Ordinary and extraordinary

Out of the blue, late one Friday night while I was munching on some mediocre food, sat in the dark outside a chip shop in Abingdon, came a text from a former girlfriend, letting me know she was seriously ill in hospital.   

Words of advice of an American friend - known only online and not in the real world - had been on my mind for some time: "Led by God.
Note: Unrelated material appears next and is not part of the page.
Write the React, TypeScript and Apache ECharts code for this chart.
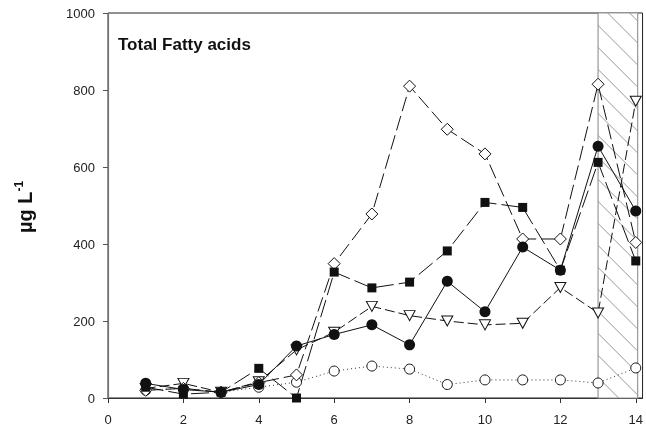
import React, { useEffect, useRef } from 'react';
import * as echarts from 'echarts';

const days = [1, 2, 3, 4, 5, 6, 7, 8, 9, 10, 11, 12, 13, 14];
const filledCircle = [38, 22, 15, 35, 135, 165, 190, 138, 303, 224, 392, 332, 654, 486];
const filledSquare = [28, 10, 15, 77, 0, 327, 286, 301, 382, 508, 495, 332, 612, 356];
const openDiamond = [20, 25, 15, 40, 60, 349, 478, 810, 698, 634, 413, 413, 815, 404];
const openTriangle = [25, 38, 15, 42, 125, 171, 238, 214, 200, 190, 194, 287, 221, 771];
const openCircle = [20, 25, 15, 28, 41, 70, 83, 75, 35, 47, 47, 47, 39, 78];

const xTicks = [0, 2, 4, 6, 8, 10, 12, 14];
const X_MIN = 0;
const X_MAX = 14.18;
const Y_MIN = 0;
const Y_MAX = 1000;
const HATCH_START = 13;
const HATCH_END = 14.05;

const FONT = '"Liberation Sans", Arial, sans-serif';

function pairs(vals: number[]) {
  return days.map((d, i) => [d, vals[i]]);
}

export default function App() {
  const ref = useRef<HTMLDivElement>(null);
  useEffect(() => {
    if (!ref.current) return;
    const chart = echarts.init(ref.current, undefined, { renderer: 'svg' });
    const lineBase = {
      type: 'line' as const,
      z: 3,
      symbolKeepAspect: true,
    };
    chart.setOption({
      animation: false,
      grid: {
        left: 108,
        right: 3,
        top: 13,
        bottom: 37,
        show: true,
        borderColor: '#222',
        borderWidth: 1,
        backgroundColor: 'transparent',
      },
      xAxis: {
        type: 'value',
        min: X_MIN,
        max: X_MAX,
        interval: 2,
        splitLine: { show: false },
        axisLine: { show: true, lineStyle: { color: '#333', width: 1 } },
        axisTick: {
          show: true,
          inside: false,
          length: 5,
          customValues: xTicks,
          lineStyle: { color: '#333' },
        },
        axisLabel: {
          customValues: xTicks,
          margin: 15,
          fontSize: 13,
          color: '#222',
          fontFamily: FONT,
        },
      },
      yAxis: {
        type: 'value',
        min: Y_MIN,
        max: Y_MAX,
        interval: 200,
        splitLine: { show: false },
        axisLine: { show: true, lineStyle: { color: '#777', width: 1.2 } },
        axisTick: { show: true, inside: false, length: 5, lineStyle: { color: '#555' } },
        axisLabel: {
          margin: 13,
          fontSize: 13,
          color: '#222',
          fontFamily: FONT,
          formatter: (v: number) => String(v),
        },
      },
      graphic: [
        {
          type: 'text',
          left: 118,
          top: 36,
          style: {
            text: 'Total Fatty acids',
            font: `bold 17px ${FONT}`,
            fill: '#111',
          },
        },
        {
          type: 'text',
          x: 25,
          y: 207,
          rotation: Math.PI / 2,
          style: {
            text: '{a|µg L}{b|-1}',
            align: 'center',
            verticalAlign: 'middle',
            rich: {
              a: { fontSize: 20, fontWeight: 'bold', fontFamily: FONT, fill: '#111', lineHeight: 24 },
              b: { fontSize: 12, fontWeight: 'bold', fontFamily: FONT, fill: '#111', lineHeight: 24, verticalAlign: 'top' },
            },
          },
        },
      ],
      series: [
        {
          type: 'custom',
          z: 1,
          silent: true,
          data: [[HATCH_START, HATCH_END]],
          renderItem: (params: any, api: any) => {
            const p0 = api.coord([HATCH_START, Y_MAX]);
            const p1 = api.coord([HATCH_END, Y_MIN]);
            const x0 = p0[0], y0 = p0[1], x1 = p1[0], y1 = p1[1];
            const children: any[] = [
              {
                type: 'rect',
                shape: { x: x0, y: y0, width: x1 - x0, height: y1 - y0 },
                style: { fill: '#fff', stroke: '#999', lineWidth: 1.2 },
              },
            ];
            const step = 22;
            for (let c = y0 - x1 + 8; c < y1 - x0; c += step) {
              const sx = Math.max(x0, y0 - c);
              const ex = Math.min(x1, y1 - c);
              if (sx < ex) {
                children.push({
                  type: 'line',
                  shape: { x1: sx, y1: sx + c, x2: ex, y2: ex + c },
                  style: { stroke: '#9a9a9a', lineWidth: 1 },
                });
              }
            }
            return { type: 'group', children };
          },
        },
        {
          ...lineBase,
          name: 'openCircle',
          data: pairs(openCircle),
          symbol: 'circle',
          symbolSize: 10,
          itemStyle: { color: '#fff', borderColor: '#111', borderWidth: 1 },
          lineStyle: { color: '#333', width: 1, type: [1, 3] },
        },
        {
          ...lineBase,
          name: 'openTriangle',
          data: pairs(openTriangle),
          symbol: 'triangle',
          symbolRotate: 180,
          symbolSize: [11, 10],
          itemStyle: { color: '#fff', borderColor: '#111', borderWidth: 1 },
          lineStyle: { color: '#111', width: 1, type: [10, 4] },
        },
        {
          ...lineBase,
          name: 'openDiamond',
          data: pairs(openDiamond),
          symbol: 'diamond',
          symbolSize: [12, 12],
          itemStyle: { color: '#fff', borderColor: '#111', borderWidth: 1 },
          lineStyle: { color: '#111', width: 1, type: [15, 5] },
        },
        {
          ...lineBase,
          name: 'filledSquare',
          data: pairs(filledSquare),
          symbol: 'rect',
          symbolSize: 9,
          itemStyle: { color: '#111', borderColor: '#111', borderWidth: 0 },
          lineStyle: { color: '#111', width: 1, type: [18, 5] },
        },
        {
          ...lineBase,
          name: 'filledCircle',
          data: pairs(filledCircle),
          symbol: 'circle',
          symbolSize: 11,
          itemStyle: { color: '#111', borderColor: '#111', borderWidth: 0 },
          lineStyle: { color: '#111', width: 1, type: 'solid' },
        },
      ],
    });
    return () => chart.dispose();
  }, []);
  return <div ref={ref} style={{ position: 'fixed', left: 0, top: 0, width: 646, height: 435 }} />;
}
Always respond."   So, I went to the hospital at the first opportunity, although this was not to be until late the following afternoon, after a night of waiting and work and a day of broken sleep.   

Hospital visits are not easy, because they inevitably carry with them on approach memories of lost loved ones and oblige us afterwards to look our own mortality in the face.  To my great surprise, however, this visit was later described as brightening up her room when I entered. 
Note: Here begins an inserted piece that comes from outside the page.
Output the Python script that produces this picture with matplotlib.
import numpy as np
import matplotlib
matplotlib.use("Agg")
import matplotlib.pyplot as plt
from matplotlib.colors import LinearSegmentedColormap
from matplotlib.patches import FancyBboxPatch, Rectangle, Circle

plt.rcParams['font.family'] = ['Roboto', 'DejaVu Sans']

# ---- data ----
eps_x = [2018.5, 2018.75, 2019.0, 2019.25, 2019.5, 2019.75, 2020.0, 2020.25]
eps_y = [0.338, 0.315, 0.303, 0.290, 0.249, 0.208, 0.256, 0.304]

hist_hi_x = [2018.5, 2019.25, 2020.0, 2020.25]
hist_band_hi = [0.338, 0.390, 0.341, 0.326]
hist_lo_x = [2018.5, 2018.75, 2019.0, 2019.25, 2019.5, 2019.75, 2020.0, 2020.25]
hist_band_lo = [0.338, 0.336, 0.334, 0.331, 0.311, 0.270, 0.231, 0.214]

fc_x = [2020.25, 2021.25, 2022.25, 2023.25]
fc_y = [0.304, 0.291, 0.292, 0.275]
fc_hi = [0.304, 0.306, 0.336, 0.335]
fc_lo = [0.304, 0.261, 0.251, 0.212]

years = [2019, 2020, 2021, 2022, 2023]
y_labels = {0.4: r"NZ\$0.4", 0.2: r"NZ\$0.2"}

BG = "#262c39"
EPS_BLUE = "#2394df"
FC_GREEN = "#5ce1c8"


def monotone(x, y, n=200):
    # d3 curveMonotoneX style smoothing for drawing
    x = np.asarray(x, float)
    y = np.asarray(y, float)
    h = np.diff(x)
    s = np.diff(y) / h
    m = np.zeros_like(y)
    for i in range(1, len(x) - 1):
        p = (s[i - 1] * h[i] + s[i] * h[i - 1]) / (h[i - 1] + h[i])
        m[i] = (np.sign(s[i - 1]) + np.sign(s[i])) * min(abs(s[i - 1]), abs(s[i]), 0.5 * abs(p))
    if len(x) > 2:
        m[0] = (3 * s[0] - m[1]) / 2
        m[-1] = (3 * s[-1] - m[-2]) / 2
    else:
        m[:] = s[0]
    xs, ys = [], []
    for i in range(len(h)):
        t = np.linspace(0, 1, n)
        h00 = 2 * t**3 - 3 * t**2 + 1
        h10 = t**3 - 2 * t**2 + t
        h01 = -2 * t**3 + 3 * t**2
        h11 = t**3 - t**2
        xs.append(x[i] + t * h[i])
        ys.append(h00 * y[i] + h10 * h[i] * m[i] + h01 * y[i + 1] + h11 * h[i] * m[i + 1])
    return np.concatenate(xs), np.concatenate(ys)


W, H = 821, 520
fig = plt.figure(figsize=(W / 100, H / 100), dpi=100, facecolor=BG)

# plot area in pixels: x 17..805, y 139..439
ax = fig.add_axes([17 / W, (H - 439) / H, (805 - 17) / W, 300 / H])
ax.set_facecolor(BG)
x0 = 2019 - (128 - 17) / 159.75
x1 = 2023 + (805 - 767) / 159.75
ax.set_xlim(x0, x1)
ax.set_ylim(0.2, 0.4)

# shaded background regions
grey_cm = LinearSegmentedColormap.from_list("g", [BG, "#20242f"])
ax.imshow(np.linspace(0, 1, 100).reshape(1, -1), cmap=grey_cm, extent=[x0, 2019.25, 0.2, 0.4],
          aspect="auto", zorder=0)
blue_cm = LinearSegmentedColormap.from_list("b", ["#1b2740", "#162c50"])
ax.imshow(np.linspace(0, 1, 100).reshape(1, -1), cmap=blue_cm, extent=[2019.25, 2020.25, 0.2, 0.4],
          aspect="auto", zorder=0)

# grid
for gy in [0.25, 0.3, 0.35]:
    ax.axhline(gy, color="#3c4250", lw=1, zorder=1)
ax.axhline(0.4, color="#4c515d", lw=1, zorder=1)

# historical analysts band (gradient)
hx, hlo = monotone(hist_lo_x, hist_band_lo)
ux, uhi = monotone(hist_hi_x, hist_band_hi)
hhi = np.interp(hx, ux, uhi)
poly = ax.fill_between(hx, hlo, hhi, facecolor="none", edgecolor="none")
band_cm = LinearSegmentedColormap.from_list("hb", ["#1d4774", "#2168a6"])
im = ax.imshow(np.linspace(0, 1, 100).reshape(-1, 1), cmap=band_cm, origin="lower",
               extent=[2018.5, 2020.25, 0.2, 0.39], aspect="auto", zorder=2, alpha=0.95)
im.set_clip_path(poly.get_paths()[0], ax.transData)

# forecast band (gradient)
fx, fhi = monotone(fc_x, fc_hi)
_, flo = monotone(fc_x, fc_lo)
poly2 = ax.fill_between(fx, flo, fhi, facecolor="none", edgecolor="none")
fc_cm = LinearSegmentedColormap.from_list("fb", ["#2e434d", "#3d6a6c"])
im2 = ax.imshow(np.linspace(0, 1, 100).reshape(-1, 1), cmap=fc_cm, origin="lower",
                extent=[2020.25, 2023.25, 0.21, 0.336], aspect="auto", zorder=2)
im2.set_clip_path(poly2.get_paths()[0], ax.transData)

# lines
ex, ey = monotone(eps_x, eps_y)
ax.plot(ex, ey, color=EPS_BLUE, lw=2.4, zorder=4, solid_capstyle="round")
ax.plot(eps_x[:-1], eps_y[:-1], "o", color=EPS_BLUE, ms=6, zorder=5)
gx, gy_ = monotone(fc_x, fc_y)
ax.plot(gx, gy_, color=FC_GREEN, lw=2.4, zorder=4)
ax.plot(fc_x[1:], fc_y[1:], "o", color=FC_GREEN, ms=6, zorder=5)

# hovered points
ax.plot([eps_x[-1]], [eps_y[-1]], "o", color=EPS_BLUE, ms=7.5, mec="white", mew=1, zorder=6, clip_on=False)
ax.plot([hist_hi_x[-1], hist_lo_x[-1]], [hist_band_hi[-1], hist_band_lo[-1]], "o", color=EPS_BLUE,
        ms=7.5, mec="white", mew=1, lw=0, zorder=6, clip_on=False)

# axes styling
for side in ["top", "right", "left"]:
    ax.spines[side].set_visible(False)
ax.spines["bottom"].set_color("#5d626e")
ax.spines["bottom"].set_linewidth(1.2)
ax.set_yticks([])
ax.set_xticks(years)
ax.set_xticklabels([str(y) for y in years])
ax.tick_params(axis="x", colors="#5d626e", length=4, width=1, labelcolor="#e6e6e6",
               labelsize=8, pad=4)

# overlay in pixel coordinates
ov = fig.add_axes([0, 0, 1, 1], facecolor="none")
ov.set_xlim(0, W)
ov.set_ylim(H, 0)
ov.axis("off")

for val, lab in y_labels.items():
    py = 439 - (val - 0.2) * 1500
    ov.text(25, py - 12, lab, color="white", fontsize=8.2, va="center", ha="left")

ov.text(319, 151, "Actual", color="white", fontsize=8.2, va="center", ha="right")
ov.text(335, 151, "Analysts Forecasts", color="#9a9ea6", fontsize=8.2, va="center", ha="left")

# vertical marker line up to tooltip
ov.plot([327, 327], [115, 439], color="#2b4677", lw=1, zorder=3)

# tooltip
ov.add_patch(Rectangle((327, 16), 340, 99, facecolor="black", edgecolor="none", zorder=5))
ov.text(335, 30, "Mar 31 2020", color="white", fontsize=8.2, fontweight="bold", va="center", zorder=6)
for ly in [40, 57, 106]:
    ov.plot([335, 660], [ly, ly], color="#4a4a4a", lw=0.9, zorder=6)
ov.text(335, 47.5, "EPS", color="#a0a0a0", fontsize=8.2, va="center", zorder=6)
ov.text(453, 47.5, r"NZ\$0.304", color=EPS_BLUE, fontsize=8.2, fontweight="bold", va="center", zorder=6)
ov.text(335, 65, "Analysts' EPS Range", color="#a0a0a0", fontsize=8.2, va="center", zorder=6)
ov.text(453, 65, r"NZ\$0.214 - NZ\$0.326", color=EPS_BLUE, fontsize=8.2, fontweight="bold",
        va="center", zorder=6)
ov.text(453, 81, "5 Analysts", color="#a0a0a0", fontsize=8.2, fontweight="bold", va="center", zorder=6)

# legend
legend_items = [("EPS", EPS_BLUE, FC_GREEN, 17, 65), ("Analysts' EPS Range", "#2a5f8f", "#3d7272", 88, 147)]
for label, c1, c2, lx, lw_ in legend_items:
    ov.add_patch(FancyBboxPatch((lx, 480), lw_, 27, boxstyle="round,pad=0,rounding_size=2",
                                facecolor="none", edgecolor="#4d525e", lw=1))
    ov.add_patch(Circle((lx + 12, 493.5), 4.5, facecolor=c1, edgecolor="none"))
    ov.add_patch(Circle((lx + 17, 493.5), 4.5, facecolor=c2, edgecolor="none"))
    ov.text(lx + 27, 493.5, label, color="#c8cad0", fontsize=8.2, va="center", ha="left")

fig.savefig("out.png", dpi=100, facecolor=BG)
There is a discombobulating floor numbering system in the John Radcliffe Hospital, where you enter and exit the West Wing from floor LG2.  Pedestrian routes through the building itself are confusing and counter intuitive.  But there are glorious sunset views to be had from the glass walled staircase. It is almost as if you can reach out and touch the very edge of Heaven itself. 

Sundays for the believer, are special.  They are said to be a day set aside to be kept holy, for worship, fellowship with other Christians and to be not so much concerned with the cares of this world.  
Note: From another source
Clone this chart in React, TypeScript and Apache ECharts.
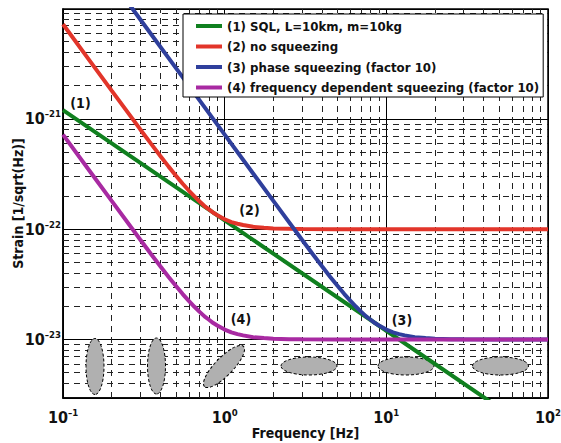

In the all-night taxi driving game, the cares of this world are ever present and the boundaries between one day and the next are not so clear cut. Life on the taxi rank in Abingdon town centre is unremittingly tedious during the school holidays, where the majority of time is spent waiting around in a long queue of cars with the part timers, double parked, edging up one by one, as one fare paying customer appears every hour. 

On Sunday mornings, I often don't even make it to church, due being exhausted after two successive weekend nights of waiting and of work, until gone four o'clock in the morning. The spirit is willing, but the flesh is weak. Thank goodness eternal salvation is not dependent upon physical attendance at church. 

Three times that weekend, I thought someone else would have responded to a request for Communion to be brought to the sick in hospital, but by Sunday evening it had not.  So, I put a call in to the Rector at my church and was moved when she responded within the hour. 

In a lifetime of church going as a fit and healthy man, communion in hospital is not something I have ever experienced before and it was a humbling experience. 

Holy Communion is both ordinary and extraordinary, every time it is celebrated. There is hope in the son of God, present in the bread and the wine. There is always hope.